I have always been obsessed by and therefore questioned the way I would behave if I ever lost all my hair and had to walk around bald. Would it change my outgoing personality and make me a "shy guy" or would I swagger and say, "The heck with it?"
I have known some very virile men who were bald. Yul Brynner, Joe Garagiola, Michael Jordan, Andre Agassi and my childhood pal Melvin, come to mind.
Melvin started balding around 14 years of age. His beautiful, wispy pompadour was becoming thinner and his scalp was more and more visible. He decided to answer an advertisement on the back page of the Daily Mirror. They guaranteed the restoration of your hair and printed pictures to prove it. Mel returned to Pop's Pool Room weekly in midwinter with his dome beet-red from all the manipulations that were performed on his scalp. Nothing worked! However, just to retrieve some satisfaction from paying all that money, he swiped about two dozen combs from his tormentors. Quite paradoxical.

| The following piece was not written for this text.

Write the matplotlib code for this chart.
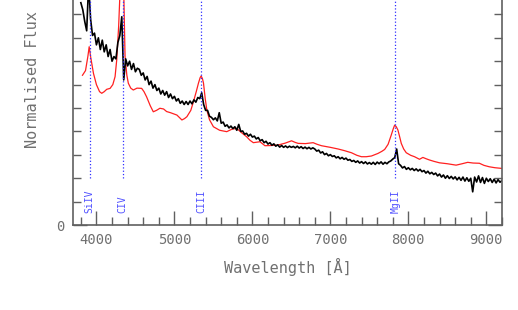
import numpy as np
import matplotlib
matplotlib.use("Agg")
import matplotlib.pyplot as plt
from matplotlib.ticker import MultipleLocator, FixedLocator

# observed spectrum, sampled every 25 A from 3800 to 9200 A
wave_obs = np.arange(3800, 9201, 25)
flux_obs = [
    0.95, 0.92, 0.87, 0.83, 1.03, 0.88, 0.81, 0.82, 0.77, 0.80,
    0.75, 0.79, 0.74, 0.77, 0.72, 0.75, 0.70, 0.72, 0.71, 0.78,
    0.81, 0.89, 0.62, 0.71, 0.68, 0.70, 0.665, 0.69, 0.655, 0.67,
    0.665, 0.64, 0.65, 0.62, 0.635, 0.60, 0.615, 0.585, 0.60, 0.575,
    0.585, 0.56, 0.575, 0.555, 0.57, 0.545, 0.56, 0.54, 0.55, 0.53,
    0.54, 0.52, 0.53, 0.515, 0.528, 0.515, 0.53, 0.518, 0.535, 0.525,
    0.545, 0.54, 0.565, 0.515, 0.49, 0.49, 0.465, 0.46, 0.45, 0.458,
    0.445, 0.48, 0.435, 0.44, 0.422, 0.428, 0.415, 0.423, 0.412, 0.42,
    0.405, 0.43, 0.40, 0.402, 0.388, 0.392, 0.38, 0.388, 0.376, 0.38,
    0.368, 0.374, 0.36, 0.365, 0.352, 0.358, 0.346, 0.352, 0.341, 0.347,
    0.337, 0.343, 0.333, 0.34, 0.332, 0.338, 0.331, 0.337, 0.332, 0.336,
    0.33, 0.337, 0.329, 0.335, 0.327, 0.333, 0.326, 0.332, 0.325, 0.33,
    0.325, 0.316, 0.32, 0.308, 0.313, 0.301, 0.306, 0.296, 0.301, 0.293,
    0.296, 0.287, 0.292, 0.283, 0.289, 0.281, 0.286, 0.277, 0.28, 0.272,
    0.276, 0.268, 0.274, 0.265, 0.271, 0.263, 0.27, 0.261, 0.267, 0.26,
    0.268, 0.259, 0.269, 0.262, 0.27, 0.26, 0.268, 0.262, 0.27, 0.274,
    0.282, 0.288, 0.325, 0.262, 0.255, 0.244, 0.25, 0.238, 0.245, 0.236,
    0.242, 0.233, 0.24, 0.231, 0.238, 0.228, 0.233, 0.222, 0.23, 0.219,
    0.225, 0.216, 0.222, 0.21, 0.218, 0.205, 0.214, 0.2, 0.211, 0.199,
    0.208, 0.197, 0.206, 0.193, 0.204, 0.191, 0.205, 0.188, 0.202, 0.187,
    0.2, 0.142, 0.205, 0.184, 0.21, 0.182, 0.203, 0.178, 0.2, 0.186,
    0.198, 0.182, 0.196, 0.18, 0.194, 0.183, 0.19,
]

# composite template (red)
wave_tpl = [3821, 3860, 3890, 3907, 3925, 3962, 4000, 4040, 4068, 4100,
            4132, 4175, 4210, 4239, 4260, 4285, 4303, 4320, 4337, 4350,
            4367, 4390, 4409, 4440, 4473, 4520, 4580, 4610, 4643, 4690,
            4729, 4770, 4814, 4861, 4900, 4950, 5032, 5096, 5130, 5160,
            5210, 5244, 5280, 5308, 5330, 5343, 5360, 5373, 5395, 5416,
            5450, 5500, 5580, 5671, 5740, 5799, 5860, 5927, 5970, 6012,
            6097, 6161, 6250, 6331, 6420, 6502, 6550, 6587, 6680, 6779,
            6830, 6886, 7000, 7099, 7180, 7270, 7340, 7398, 7460, 7526,
            7610, 7660, 7696, 7740, 7781, 7805, 7824, 7845, 7866, 7890,
            7909, 7940, 7973, 8030, 8079, 8143, 8186, 8230, 8271, 8330,
            8399, 8500, 8612, 8690, 8761, 8830, 8911, 8970, 9038, 9110,
            9200]
flux_tpl = [0.64, 0.66, 0.72, 0.762, 0.72, 0.648, 0.60, 0.57, 0.563, 0.57,
            0.58, 0.584, 0.60, 0.634, 0.705, 0.85, 1.0, 1.3, 1.4, 1.0,
            0.72, 0.64, 0.606, 0.585, 0.577, 0.585, 0.584, 0.57, 0.548, 0.51,
            0.484, 0.49, 0.499, 0.496, 0.485, 0.48, 0.47, 0.449, 0.455, 0.463,
            0.49, 0.527, 0.57, 0.606, 0.63, 0.637, 0.625, 0.606, 0.54, 0.491,
            0.45, 0.42, 0.405, 0.399, 0.41, 0.413, 0.395, 0.377, 0.362, 0.352,
            0.356, 0.339, 0.34, 0.342, 0.35, 0.36, 0.353, 0.349, 0.348, 0.352,
            0.345, 0.339, 0.332, 0.325, 0.318, 0.309, 0.298, 0.292, 0.292, 0.295,
            0.306, 0.315, 0.323, 0.345, 0.385, 0.41, 0.427, 0.42, 0.406, 0.375,
            0.349, 0.325, 0.309, 0.298, 0.292, 0.281, 0.289, 0.283, 0.278, 0.272,
            0.266, 0.262, 0.256, 0.262, 0.268, 0.265, 0.264, 0.255, 0.249, 0.245,
            0.242]

# emission lines at z = 1.80
line_names = ["SiIV", "CIV", "CIII", "MgII"]
line_waves = [3912, 4337, 5345, 7834]

grey = "#606060"
text_grey = "#707070"
mono = "DejaVu Sans Mono"
fig = plt.figure(figsize=(5.18, 3.10), dpi=100)
ax = fig.add_axes([0.141, 0.274, 0.828, 0.755])

ax.plot(wave_tpl, flux_tpl, color="#ff2020", lw=0.9)
ax.plot(wave_obs, flux_obs, color="black", lw=1.2)

for name, w in zip(line_names, line_waves):
    ax.plot([w, w], [0.2, 1.0], color="#3030ff", ls=":", lw=0.9)
    ax.text(w, 0.05, name, rotation=90, ha="center", va="bottom",
            color="#5050ff", fontsize=7, family=mono)

ax.set_xlim(3700, 9200)
ax.set_ylim(0, 1)
ax.xaxis.set_major_locator(MultipleLocator(1000))
ax.xaxis.set_minor_locator(MultipleLocator(200))
ax.yaxis.set_major_locator(FixedLocator([0]))
ax.yaxis.set_minor_locator(MultipleLocator(0.1))
ax.tick_params(which="both", direction="in", colors=grey, right=True,
               labelsize=10, pad=6, labelcolor=text_grey)
ax.tick_params(which="major", length=10, width=1)
ax.tick_params(which="minor", length=6, width=1)
for lab in ax.get_xticklabels() + ax.get_yticklabels():
    lab.set_family(mono)
ax.spines["top"].set_visible(False)
for s in ["left", "right", "bottom"]:
    ax.spines[s].set_color(grey)
    ax.spines[s].set_linewidth(1.2)

ax.set_xlabel("Wavelength [Å]", color=text_grey, fontsize=11, family=mono)
ax.set_ylabel("Normalised Flux", color=text_grey, fontsize=11, family=mono)
ax.xaxis.set_label_coords(0.5, -0.14)
ax.yaxis.set_label_coords(-0.077, 0.62)

fig.savefig("out.png", dpi=100)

The old saying, "Get married before you lose all your hair" is no longer valid. Today, guys are shaving their heads at the drop of a hat. Half the National Basketball Association has shaved their crania and wear multi-colored elastic headbands. It appears to be a badge of manliness and strength.
I have always been a doubter of the pseudo-science called phrenology. This doctrine states that intelligence and character analysis can be determined by shape and protuberances of the human skull.
Seeing the various bumps and sutures (lines between head bones) scares me no end. I would always wonder while the barber shaved my head, "Will it grow back when I want it to?"
Male vanity is a very serious motivation and it changes from generation to generation like the slick pages in Esquire magazine. Baldness is not an illness and it should not hamper the psyche of young men or even elderly ones.
The Webster's Dictionary says it best, "Hair is the modified epidermal tissue growing from the skin or outer covering of a mammal." Nothing more - nothing less.